Wednesday, June 20, 2007

They Know Better

Maybe this is confessing too much, but ours is one of the few homes on earth that doesn't have cable TV. It's not that we're so high-minded about television content. If anything, we like it TOO much, but don't trust ourselves to get anything done at home with the lure of ESPN, The History Channel and the Tennis Channel tugging at us every day.
Among the fuzzy stations coming to us free is TBN, the Christian-based network that's been around for 30-some years. Around here it's Channel 47. Some of the fare is pretty light in nature, including programming for children. Even the minister-based shows have different approaches to teaching the Word to the TV audience.

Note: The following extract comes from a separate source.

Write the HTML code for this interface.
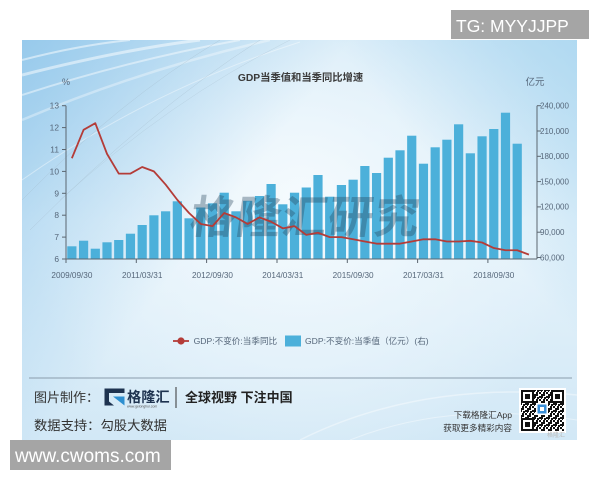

No question TBS also has a politically-based section of programming aimed at adults, the faith-based voters you hear so much about. To me, these programs carry a hard to miss overtone that says "We know best. Get in line, brothers and sisters, and we'll tell you enough so that you'll know how to vote." Of course, they can't be too specific in order to keep their favored tax status, but you'd be hard pressed to find one of the TBN Brothers sounding like Barak Obama or Dennis Kucinic.
I was watching not long ago, and a suited guy whose name I didn't catch was talking about "hate crimes", the same term used here last week. Great, I thought, even THESE guys can't come out in favor of HATE. Maybe we have more in common than I had thought. Then I got a whole new slant on how the "Preacher Right" defines the term.
A "hate crime" as defined on TBN is a crime in which "hate" is expressed at someone else. High on the suspect list in this interpretation are ministers who "hate" homosexuality and speak forcefully against the always-dreaded "gay lifestyle". The "frame" thus sounded something like this: "We, your ministers, could go to jail if the evil federal gummint comes after us for hating the sin of homosexuality. It's your duty, therefore, to oppose all proposals that involve anything called a "Hate crime", so that we can be sure that the sunglasses-wearing guy in the suit occupying the back pew isn't a federal agent who's come to gather evidence against us".
I was pretty surprised, not only at this deliberate misinterpretation, but by the implication it would be swallowed whole by the audience. The show's producers must have known that their line wasn't truthful, but that it would be believed anyway just because of the source - Christian ministers. No wonder Americans have become more cynical these past few years, governed by those who don't care past the next election, and ministered to by people wanting to control the legislative agenda against the people they should be serving - the poor sinners who, after all, are the rest of us.